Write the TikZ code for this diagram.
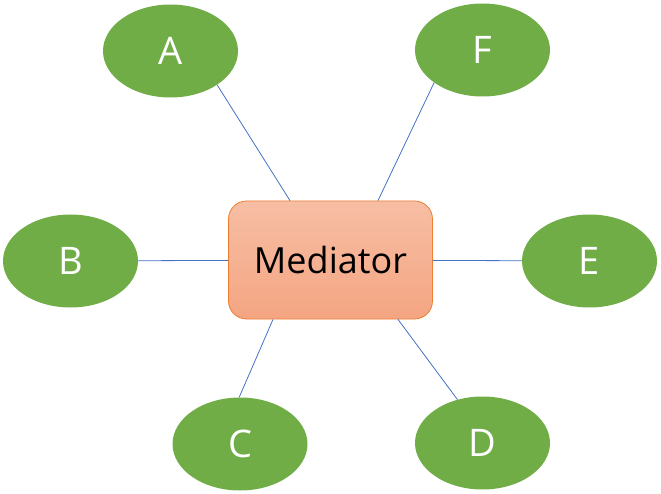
\documentclass[tikz,border=0pt]{standalone}
\usepackage{fontspec}
\setmainfont{Open Sans}
\usetikzlibrary{shapes.geometric}
\definecolor{egreen}{HTML}{70AD47}
\definecolor{lblue}{HTML}{4472C4}
\definecolor{rtop}{HTML}{F7BEA4}
\definecolor{rbot}{HTML}{F4A582}
\definecolor{rbord}{HTML}{ED7D31}
\begin{document}
\begin{tikzpicture}[x=1pt,y=-1pt,
  leaf/.style={ellipse,fill=egreen,minimum width=135pt,minimum height=93pt,inner sep=0pt,text=white,font=\fontsize{38}{42}\selectfont},
  hub/.style={rectangle,rounded corners=18pt,draw=rbord,line width=0.8pt,top color=rtop,bottom color=rbot,minimum width=204pt,minimum height=118pt,inner sep=0pt,font=\fontsize{36}{40}\selectfont},
  link/.style={draw=lblue,line width=0.8pt}]
\useasboundingbox (0,0) rectangle (661,494);
\node[hub] (M) at (330.5,260) {Mediator};
\node[leaf] (A) at (170.5,51) {A};
\node[leaf] (F) at (482.5,50) {F};
\node[leaf] (B) at (70.5,261) {B};
\node[leaf] (E) at (589.5,261) {E};
\node[leaf] (C) at (240,444) {C};
\node[leaf] (D) at (482.5,443) {D};
\draw[link] (A.-36) -- ([xshift=-40.5pt]M.north);
\draw[link] (F.-146) -- ([xshift=47.5pt]M.north);
\draw[link] (B) -- (M);
\draw[link] (E) -- (M);
\draw[link] (C.91) -- ([xshift=-57.5pt]M.south);
\draw[link] (D.120) -- ([xshift=67.5pt]M.south);
\end{tikzpicture}
\end{document}
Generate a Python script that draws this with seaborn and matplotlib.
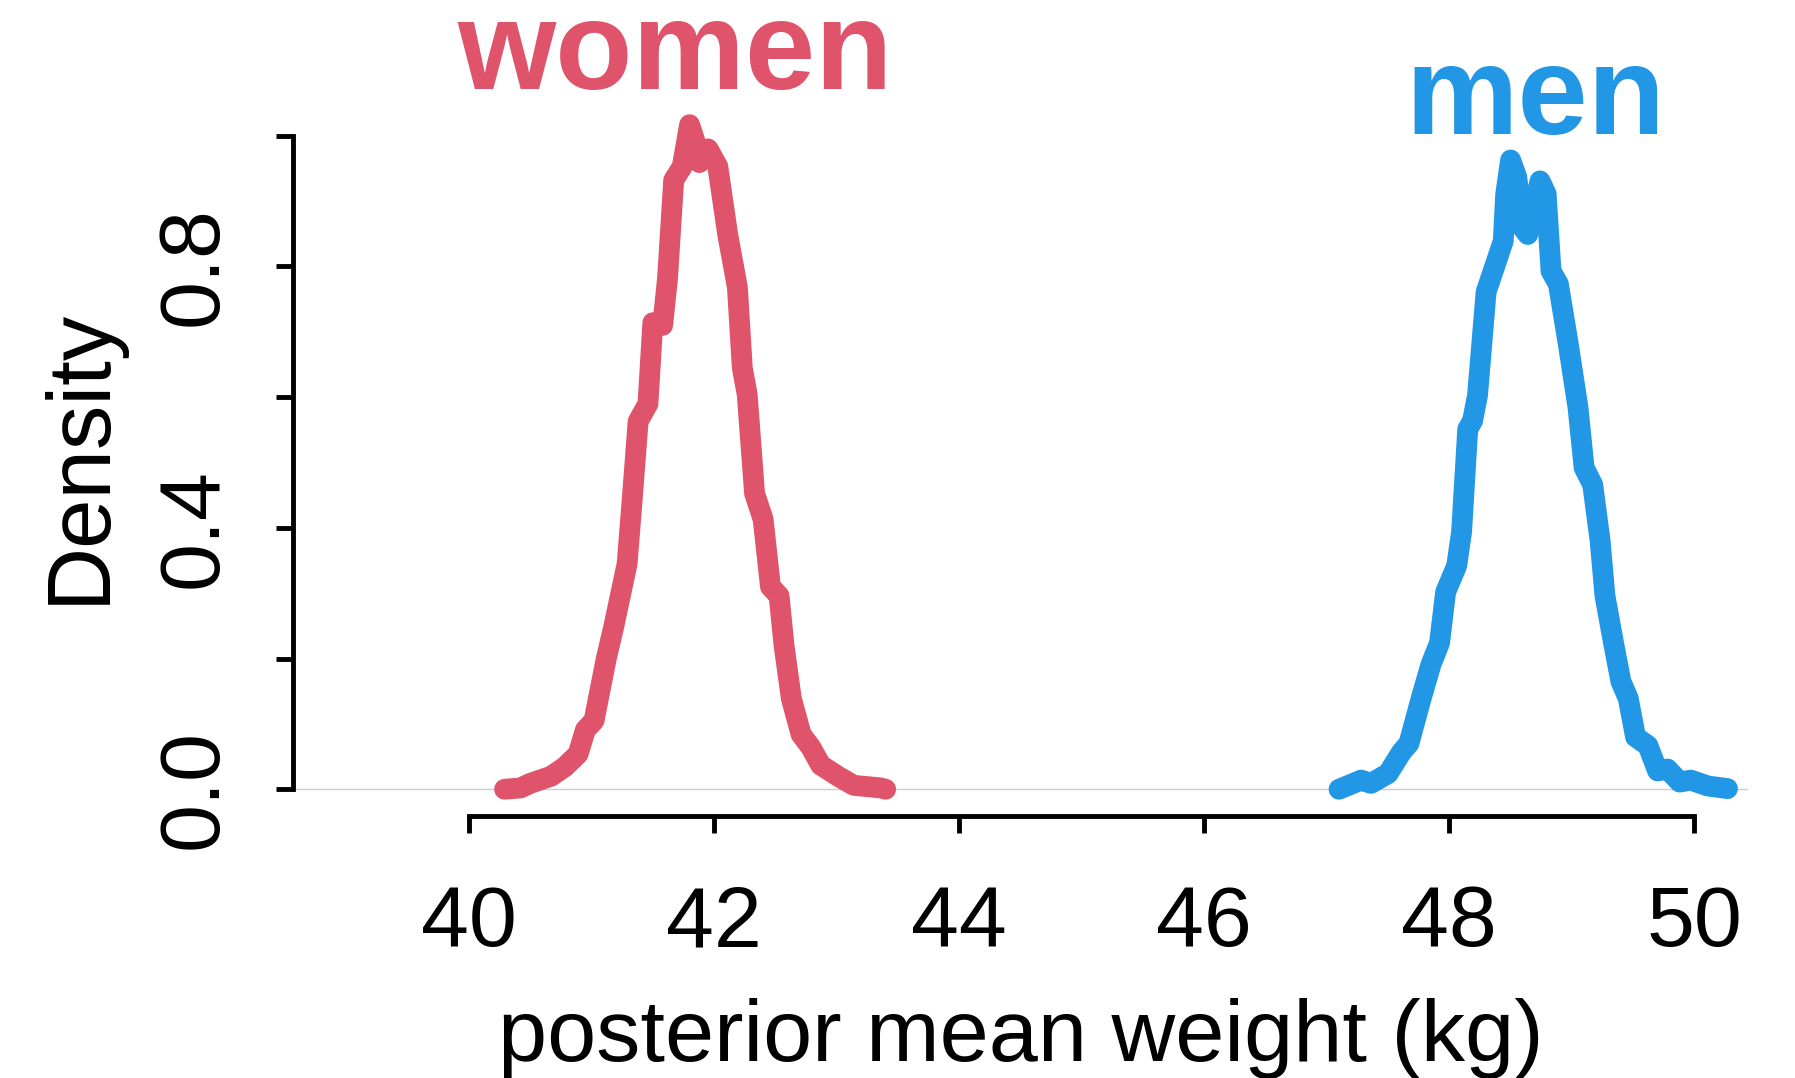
import matplotlib
matplotlib.use("Agg")
import matplotlib.pyplot as plt
import seaborn as sns

# posterior mean weight density
women_x = [40.29, 40.42, 40.50, 40.67, 40.78, 40.89, 40.95, 41.02, 41.12, 41.18,
           41.29, 41.33, 41.38, 41.46, 41.50, 41.58, 41.62, 41.67, 41.74, 41.80,
           41.84, 41.88, 41.95, 42.03, 42.11, 42.19, 42.23, 42.27, 42.33, 42.40,
           42.46, 42.53, 42.57, 42.63, 42.71, 42.79, 42.87, 43.01, 43.14, 43.36, 43.40]
women_y = [0.000, 0.002, 0.009, 0.020, 0.034, 0.054, 0.091, 0.105, 0.200, 0.248,
           0.345, 0.440, 0.563, 0.590, 0.714, 0.710, 0.782, 0.932, 0.953, 1.017,
           0.994, 0.959, 0.980, 0.953, 0.850, 0.768, 0.645, 0.604, 0.453, 0.413,
           0.310, 0.296, 0.221, 0.139, 0.084, 0.064, 0.037, 0.020, 0.006, 0.002, 0.000]

men_x = [47.10, 47.28, 47.36, 47.50, 47.61, 47.67, 47.77, 47.85, 47.92, 47.97,
         48.06, 48.10, 48.15, 48.19, 48.23, 48.30, 48.37, 48.44, 48.46, 48.50,
         48.55, 48.60, 48.64, 48.69, 48.74, 48.79, 48.83, 48.89, 48.97, 49.05,
         49.10, 49.17, 49.23, 49.27, 49.34, 49.40, 49.46, 49.52, 49.62, 49.70,
         49.78, 49.88, 49.97, 50.11, 50.27]
men_y = [0.000, 0.014, 0.009, 0.024, 0.057, 0.070, 0.139, 0.191, 0.224, 0.302,
         0.342, 0.394, 0.551, 0.564, 0.603, 0.761, 0.800, 0.839, 0.911, 0.963,
         0.937, 0.859, 0.849, 0.891, 0.931, 0.911, 0.793, 0.773, 0.682, 0.584,
         0.492, 0.466, 0.381, 0.296, 0.224, 0.165, 0.139, 0.080, 0.067, 0.028,
         0.031, 0.011, 0.014, 0.005, 0.001]

x_ticks = [40, 42, 44, 46, 48, 50]
y_ticks = [0.0, 0.2, 0.4, 0.6, 0.8, 1.0]
y_tick_labels = ["0.0", "", "0.4", "", "0.8", ""]

women_col = "#DF536B"
men_col = "#2297E6"

sns.set_theme(style="ticks")
plt.rcParams["font.family"] = ["Liberation Sans", "DejaVu Sans"]

fig = plt.figure(figsize=(17.95, 10.78), dpi=100)
ax = fig.add_axes([0.163, 0.243, 0.811, 0.668])

ax.axhline(0, color="#CCCCCC", lw=1, zorder=1)
for xs, ys, col in [(women_x, women_y, women_col), (men_x, men_y, men_col)]:
    sns.lineplot(x=xs, y=ys, color=col, ax=ax, zorder=3, lw=15,
                 solid_capstyle="round", solid_joinstyle="round")

ax.text(41.685, 1.072, "women", color=women_col, fontsize=91, fontweight="bold",
        ha="center", va="baseline", clip_on=False)
ax.text(48.70, 1.003, "men", color=men_col, fontsize=91, fontweight="bold",
        ha="center", va="baseline", clip_on=False)

ax.set_xlim(38.56, 50.44)
ax.set_ylim(-0.041, 1.061)

for s in ["top", "right"]:
    ax.spines[s].set_visible(False)
ax.spines["left"].set_bounds(0, 1)
ax.spines["bottom"].set_bounds(40, 50)
for s in ["left", "bottom"]:
    ax.spines[s].set_linewidth(3.5)
    ax.spines[s].set_color("black")

ax.set_xticks(x_ticks)
ax.set_xticklabels([str(t) for t in x_ticks])
ax.set_yticks(y_ticks)
ax.set_yticklabels(y_tick_labels, rotation=90, va="center")
ax.tick_params(axis="both", length=12, width=3.5, color="black",
               labelsize=62, labelcolor="black")
ax.tick_params(axis="x", pad=37)
ax.tick_params(axis="y", pad=30)

ax.set_xlabel("posterior mean weight (kg)", fontsize=63.5, color="black")
ax.set_ylabel("Density", fontsize=64, color="black")
ax.xaxis.set_label_coords(0.5, -0.252)
ax.yaxis.set_label_coords(-0.117, 0.5)
ax.grid(False)

fig.savefig("out.png", dpi=100)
● ● ● ● ● ● ●
- [What is required] Keep every word of the data as it is when you write it out, but drop the pictures.

- [Problem solution]
Write the TikZ code for this diagram.
\documentclass[tikz,border=0pt]{standalone}
\usepackage{fontspec}
\setmainfont{Open Sans}
\usetikzlibrary{shapes.geometric}
\definecolor{egreen}{HTML}{70AD47}
\definecolor{lblue}{HTML}{4472C4}
\definecolor{rtop}{HTML}{F7BEA4}
\definecolor{rbot}{HTML}{F4A582}
\definecolor{rbord}{HTML}{ED7D31}
\begin{document}
\begin{tikzpicture}[x=1pt,y=-1pt,
  leaf/.style={ellipse,fill=egreen,minimum width=135pt,minimum height=93pt,inner sep=0pt,text=white,font=\fontsize{38}{42}\selectfont},
  hub/.style={rectangle,rounded corners=18pt,draw=rbord,line width=0.8pt,top color=rtop,bottom color=rbot,minimum width=204pt,minimum height=118pt,inner sep=0pt,font=\fontsize{36}{40}\selectfont},
  link/.style={draw=lblue,line width=0.8pt}]
\useasboundingbox (0,0) rectangle (661,494);
\node[hub] (M) at (330.5,260) {Mediator};
\node[leaf] (A) at (170.5,51) {A};
\node[leaf] (F) at (482.5,50) {F};
\node[leaf] (B) at (70.5,261) {B};
\node[leaf] (E) at (589.5,261) {E};
\node[leaf] (C) at (240,444) {C};
\node[leaf] (D) at (482.5,443) {D};
\draw[link] (A.-36) -- ([xshift=-40.5pt]M.north);
\draw[link] (F.-146) -- ([xshift=47.5pt]M.north);
\draw[link] (B) -- (M);
\draw[link] (E) -- (M);
\draw[link] (C.91) -- ([xshift=-57.5pt]M.south);
\draw[link] (D.120) -- ([xshift=67.5pt]M.south);
\end{tikzpicture}
\end{document}
Generate a Python script that draws this with seaborn and matplotlib.
import matplotlib
matplotlib.use("Agg")
import matplotlib.pyplot as plt
import seaborn as sns

# posterior mean weight density
women_x = [40.29, 40.42, 40.50, 40.67, 40.78, 40.89, 40.95, 41.02, 41.12, 41.18,
           41.29, 41.33, 41.38, 41.46, 41.50, 41.58, 41.62, 41.67, 41.74, 41.80,
           41.84, 41.88, 41.95, 42.03, 42.11, 42.19, 42.23, 42.27, 42.33, 42.40,
           42.46, 42.53, 42.57, 42.63, 42.71, 42.79, 42.87, 43.01, 43.14, 43.36, 43.40]
women_y = [0.000, 0.002, 0.009, 0.020, 0.034, 0.054, 0.091, 0.105, 0.200, 0.248,
           0.345, 0.440, 0.563, 0.590, 0.714, 0.710, 0.782, 0.932, 0.953, 1.017,
           0.994, 0.959, 0.980, 0.953, 0.850, 0.768, 0.645, 0.604, 0.453, 0.413,
           0.310, 0.296, 0.221, 0.139, 0.084, 0.064, 0.037, 0.020, 0.006, 0.002, 0.000]

men_x = [47.10, 47.28, 47.36, 47.50, 47.61, 47.67, 47.77, 47.85, 47.92, 47.97,
         48.06, 48.10, 48.15, 48.19, 48.23, 48.30, 48.37, 48.44, 48.46, 48.50,
         48.55, 48.60, 48.64, 48.69, 48.74, 48.79, 48.83, 48.89, 48.97, 49.05,
         49.10, 49.17, 49.23, 49.27, 49.34, 49.40, 49.46, 49.52, 49.62, 49.70,
         49.78, 49.88, 49.97, 50.11, 50.27]
men_y = [0.000, 0.014, 0.009, 0.024, 0.057, 0.070, 0.139, 0.191, 0.224, 0.302,
         0.342, 0.394, 0.551, 0.564, 0.603, 0.761, 0.800, 0.839, 0.911, 0.963,
         0.937, 0.859, 0.849, 0.891, 0.931, 0.911, 0.793, 0.773, 0.682, 0.584,
         0.492, 0.466, 0.381, 0.296, 0.224, 0.165, 0.139, 0.080, 0.067, 0.028,
         0.031, 0.011, 0.014, 0.005, 0.001]

x_ticks = [40, 42, 44, 46, 48, 50]
y_ticks = [0.0, 0.2, 0.4, 0.6, 0.8, 1.0]
y_tick_labels = ["0.0", "", "0.4", "", "0.8", ""]

women_col = "#DF536B"
men_col = "#2297E6"

sns.set_theme(style="ticks")
plt.rcParams["font.family"] = ["Liberation Sans", "DejaVu Sans"]

fig = plt.figure(figsize=(17.95, 10.78), dpi=100)
ax = fig.add_axes([0.163, 0.243, 0.811, 0.668])

ax.axhline(0, color="#CCCCCC", lw=1, zorder=1)
for xs, ys, col in [(women_x, women_y, women_col), (men_x, men_y, men_col)]:
    sns.lineplot(x=xs, y=ys, color=col, ax=ax, zorder=3, lw=15,
                 solid_capstyle="round", solid_joinstyle="round")

ax.text(41.685, 1.072, "women", color=women_col, fontsize=91, fontweight="bold",
        ha="center", va="baseline", clip_on=False)
ax.text(48.70, 1.003, "men", color=men_col, fontsize=91, fontweight="bold",
        ha="center", va="baseline", clip_on=False)

ax.set_xlim(38.56, 50.44)
ax.set_ylim(-0.041, 1.061)

for s in ["top", "right"]:
    ax.spines[s].set_visible(False)
ax.spines["left"].set_bounds(0, 1)
ax.spines["bottom"].set_bounds(40, 50)
for s in ["left", "bottom"]:
    ax.spines[s].set_linewidth(3.5)
    ax.spines[s].set_color("black")

ax.set_xticks(x_ticks)
ax.set_xticklabels([str(t) for t in x_ticks])
ax.set_yticks(y_ticks)
ax.set_yticklabels(y_tick_labels, rotation=90, va="center")
ax.tick_params(axis="both", length=12, width=3.5, color="black",
               labelsize=62, labelcolor="black")
ax.tick_params(axis="x", pad=37)
ax.tick_params(axis="y", pad=30)

ax.set_xlabel("posterior mean weight (kg)", fontsize=63.5, color="black")
ax.set_ylabel("Density", fontsize=64, color="black")
ax.xaxis.set_label_coords(0.5, -0.252)
ax.yaxis.set_label_coords(-0.117, 0.5)
ax.grid(False)

fig.savefig("out.png", dpi=100)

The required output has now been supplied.